Adaptations are essential to any organism’s successful evolution. Increased fitness is the result of a successful adaptation by an organism, because fitness is defined as an organism’s tendency to survive and reproduce in its environment. Viruses adapt to their hosts simply by “slowly” changing as they evolve inside a body. By slowly, I mean however many hours it takes for a generation of the virus to pass. A virus that may initially seem to do little harm to a human, such as the earliest stages of the Black Plague, will multiply, spread, and grow more comfortable inside the infected human. They adapt to their environment in a similar manner to other organisms, so doctors have to constantly be on their toes when trying to quell an outbreak or epidemic.

Let’s look back at the HIV/AIDS virus, as this is a prime example of the enemy that doctors have to face when trying to cure patients. According to researchers at the University of California-San Diego, the virus is protected because of its sheer variation. Although the virus can be temporarily tamed, stopping its progress has proven to be ineffective at best due to its versatility. Of course, the virus also enters the body by using an already opened door: malaria is rampant in locations such as Africa, and there is a link between the people who have been infected with malaria and people who catch AIDS. When someone catches malaria, his or her body produces proteins to protect itself, which kill off the malaria, but the HIV virus uses these proteins to enter the body and infect a human’s cells. In a sense, the virus isn’t self-sufficient until it enters the body, but it multiplies exponentially and destroys a human shortly after infection unless several treatments are started.

Scientists constantly need to develop new medications because new viruses are being developed. This can be compared to war; in reality, it is a war. Just as humans fight with each other and use advances in technology to their advantage, humans fight viruses and use technology. But just as in all wars, the other side has technology too. The virus is capable of countering our best efforts just because its different strains are naturally selected, so many doctors understand that a patient living with AIDS who seems to have positively responded to a medication doesn’t have long before he or she needs to start a new round of a different medication.

Now, today’s doctors understand that a virus is indeed an organism that has to live side-by-side with human beings, but during the time of the Black Plague, it was believed that this was God’s way of punishing humanity for its crimes. Very little, if any, scientific or medical explanation was given for the plague, so the people really didn’t have an idea of what they were up against. But today, doctors know that humans have an enemy that is almost perfectly explained by science; science answers one set of questions, such as “how” things will come to be in this world, whereas religion answers another set, the “why” behind all events. Scientists do not know why things happen, such as why bad things happen to good people, but they do know how bad things such as the Black Plague became involved in the lives of good people.

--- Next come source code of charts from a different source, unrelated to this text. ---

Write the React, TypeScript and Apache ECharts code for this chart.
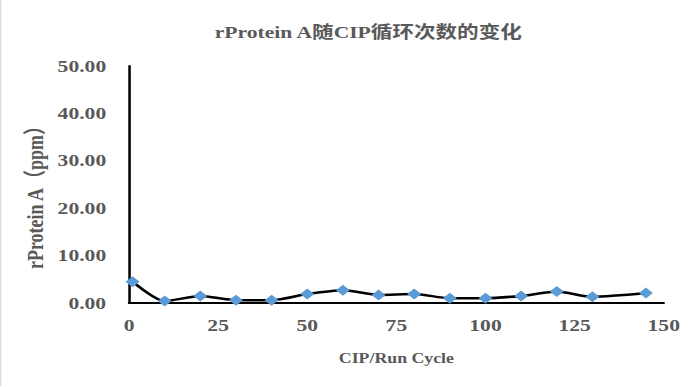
import React, { useEffect, useRef } from "react";
import * as echarts from "echarts";

const cycles = [1, 10, 20, 30, 40, 50, 60, 70, 80, 90, 100, 110, 120, 130, 145];
const proteinA = [4.5, 0.4, 1.5, 0.6, 0.6, 1.9, 2.7, 1.7, 1.9, 1.0, 1.0, 1.5, 2.4, 1.3, 2.1];
const titleText = "rProtein A随CIP循环次数的变化";
const xName = "CIP/Run Cycle";
const yName = "rProtein A（ppm）";

const STRETCH = 1.27;
const W = 700;
const H = 387;
const innerW = W / STRETCH;
const FONT = "'Liberation Serif', 'Noto Sans CJK SC', serif";
const GRAY = "#595959";

export default function App() {
  const ref = useRef<HTMLDivElement>(null);
  useEffect(() => {
    document.body.style.margin = "0";
    if (!ref.current) return;
    const chart = echarts.init(ref.current, undefined, { renderer: "svg" });
    chart.setOption({
      animation: false,
      backgroundColor: "#ffffff",
      title: {
        text: titleText,
        left: 285,
        top: 19,
        textAlign: "center",
        textStyle: { fontFamily: FONT, fontSize: 17, fontWeight: "bold", color: GRAY },
      },
      grid: { left: 101.6, right: innerW - 522.8, top: 66, bottom: 84, containLabel: false },
      xAxis: {
        type: "value",
        min: 0,
        max: 150,
        interval: 25,
        name: xName,
        nameLocation: "middle",
        nameGap: 48,
        nameTextStyle: { fontFamily: FONT, fontSize: 14, fontWeight: "bold", color: GRAY },
        axisLine: { show: true, onZero: false, lineStyle: { color: "#000", width: 2 } },
        axisTick: { show: false },
        splitLine: { show: false },
        axisLabel: { fontFamily: FONT, fontSize: 17, fontWeight: "bold", color: GRAY, margin: 14 },
      },
      yAxis: {
        type: "value",
        min: 0,
        max: 50,
        interval: 10,
        axisLine: { show: true, lineStyle: { color: "#000", width: 2 } },
        axisTick: { show: false },
        splitLine: { show: false },
        axisLabel: {
          fontFamily: FONT,
          fontSize: 17,
          fontWeight: "bold",
          color: GRAY,
          margin: 18,
          formatter: (v: number) => v.toFixed(2),
        },
      },
      graphic: [
        {
          type: "text",
          x: 27.6,
          y: 193,
          rotation: Math.PI / 2,
          style: {
            text: yName,
            fontFamily: FONT,
            fontSize: 18,
            fontWeight: "bold",
            fill: GRAY,
            align: "center",
            verticalAlign: "middle",
          },
        },
        {
          type: "line",
          shape: { x1: 0.5, y1: 0, x2: 0.5, y2: H - 1 },
          style: { stroke: "#d9d9d9", lineWidth: 1 },
        },
      ],
      series: [
        {
          type: "line",
          data: cycles.map((c, i) => [c, proteinA[i]]),
          smooth: 0.25,
          symbol: "diamond",
          symbolSize: 11,
          lineStyle: { color: "#000", width: 2.5 },
          itemStyle: { color: "#5B9BD5" },
          z: 3,
        },
      ],
    });
    return () => chart.dispose();
  }, []);
  return (
    <div style={{ width: W, height: H, overflow: "hidden", position: "relative" }}>
      <div
        ref={ref}
        style={{
          width: innerW,
          height: H,
          transform: `scaleX(${STRETCH})`,
          transformOrigin: "0 0",
        }}
      />
    </div>
  );
}
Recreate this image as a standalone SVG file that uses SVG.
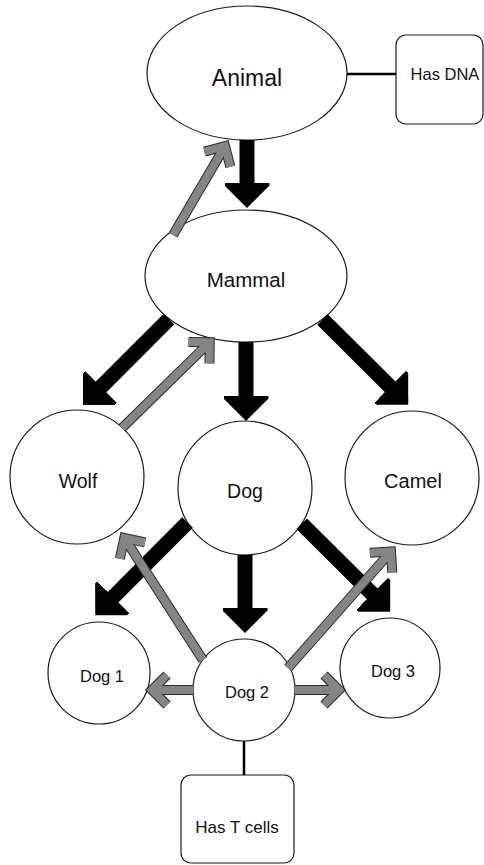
<svg xmlns="http://www.w3.org/2000/svg" width="484" height="865" viewBox="0 0 484 865">
<style>
.n{fill:#fff;stroke:#1a1a1a;stroke-width:1.2}
.t{font-family:"Liberation Sans",Arial,sans-serif;fill:#111;text-anchor:middle}
.blk{stroke:#000;stroke-width:15;fill:none;marker-end:url(#bh)}
.gd{stroke:#2a2a2a;stroke-width:10;fill:none;marker-end:url(#gdh)}
.gl{stroke:#858585;stroke-width:8;fill:none;marker-end:url(#glh)}
.ln{stroke:#000;stroke-width:2.5}
</style>
<defs>
<marker id="bh" viewBox="-0.2 -1.5 1.7 3" markerWidth="1.7" markerHeight="3" refX="0" refY="0" orient="auto" markerUnits="strokeWidth">
<path d="M-0.2,-1.5 L0,-1.5 L1.5,0 L0,1.5 L-0.2,1.5 z" fill="#000"/>
</marker>
<marker id="gdh" markerUnits="userSpaceOnUse" orient="auto" refX="0" refY="0" markerWidth="1" markerHeight="1" overflow="visible">
<path d="M-15,-15 L0,0 L-15,15" fill="none" stroke="#2a2a2a" stroke-width="10" stroke-linejoin="miter"/>
</marker>
<marker id="glh" markerUnits="userSpaceOnUse" orient="auto" refX="0" refY="0" markerWidth="1" markerHeight="1" overflow="visible">
<path d="M-15,-15 L0,0 L-15,15" fill="none" stroke="#858585" stroke-width="8" stroke-linejoin="miter"/>
</marker>
</defs>
<rect width="484" height="865" fill="#fff"/>
<g id="animal"><ellipse class="n" cx="247" cy="73" rx="100" ry="67"/><text class="t" x="247" y="86" font-size="23">Animal</text></g>
<g id="has-dna"><rect class="n" x="396" y="35" width="87" height="89" rx="10"/><text class="t" x="445" y="80" font-size="16.5">Has DNA</text></g>
<g id="mammal"><ellipse class="n" cx="246" cy="276" rx="101" ry="66"/><text class="t" x="246" y="287" font-size="20.5">Mammal</text></g>
<g id="wolf"><circle class="n" cx="77" cy="477" r="67"/><text class="t" x="78" y="488" font-size="19.5">Wolf</text></g>
<g id="dog"><circle class="n" cx="245" cy="488" r="67"/><text class="t" x="245" y="498" font-size="19.5">Dog</text></g>
<g id="camel"><circle class="n" cx="412" cy="478" r="67"/><text class="t" x="413" y="488" font-size="20">Camel</text></g>
<g id="dog1"><circle class="n" cx="99" cy="673" r="51"/><text class="t" x="102" y="682" font-size="16.5">Dog 1</text></g>
<g id="dog2"><circle class="n" cx="244" cy="690" r="51"/><text class="t" x="247" y="698" font-size="16.5">Dog 2</text></g>
<g id="dog3"><circle class="n" cx="390" cy="668" r="50"/><text class="t" x="393" y="677" font-size="16.5">Dog 3</text></g>
<g id="has-t-cells"><rect class="n" x="181" y="775" width="113" height="88" rx="10"/><text class="t" x="237" y="833" font-size="17">Has T cells</text></g>
<g id="connectors">
<line class="ln" x1="347" y1="74" x2="396" y2="74"/>
<line class="ln" x1="244" y1="741" x2="244" y2="775"/>
<line class="blk" x1="247" y1="140" x2="247" y2="185.5"/>
<line class="blk" x1="169" y1="319" x2="98.9" y2="389.1"/>
<line class="blk" x1="246" y1="342" x2="246" y2="398.5"/>
<line class="blk" x1="322.5" y1="319.5" x2="392.3" y2="388.9"/>
<line class="blk" x1="187.5" y1="522.5" x2="111.1" y2="599.3"/>
<line class="blk" x1="245" y1="555" x2="245" y2="610.5"/>
<line class="blk" x1="301.7" y1="523.7" x2="374.3" y2="595.9"/>
<line class="gd" x1="173" y1="235" x2="225" y2="146.2"/>
<line class="gd" x1="122" y1="428" x2="209.7" y2="342.2"/>
<line class="gd" x1="203" y1="660" x2="124.3" y2="538"/>
<line class="gd" x1="288" y1="668" x2="391" y2="551.5"/>
<line class="gd" x1="193" y1="690" x2="152" y2="690"/>
<line class="gd" x1="295" y1="690" x2="339" y2="690"/>
<line class="gl" x1="173" y1="235" x2="225" y2="146.2"/>
<line class="gl" x1="122" y1="428" x2="209.7" y2="342.2"/>
<line class="gl" x1="203" y1="660" x2="124.3" y2="538"/>
<line class="gl" x1="288" y1="668" x2="391" y2="551.5"/>
<line class="gl" x1="193" y1="690" x2="152" y2="690"/>
<line class="gl" x1="295" y1="690" x2="339" y2="690"/>
</g>
</svg>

The theory of natural selection personifies the virus in the eyes of the doctors and teaches them that the virus will get rid of its own mistakes over the course of time. After all, because the word “virus” rarely leaps to mind when the word “organism” is mentioned, many people don’t understand the concept of evolution in beings other than plants and animals. In the case of the AIDS virus, natural selection tells doctors that new medications are in high demand for a patient, but it also raises a question: Will the AIDS virus eventually evolve to the point at which it is immune to all modern medicine, or will scientists and doctors exploit its weaknesses and terminate it before it can evolve to that extent? No matter which outcome scientists predict, the question forces scientists to put more effort and research into the development of medications to “win the race” against this deadly virus, this enemy.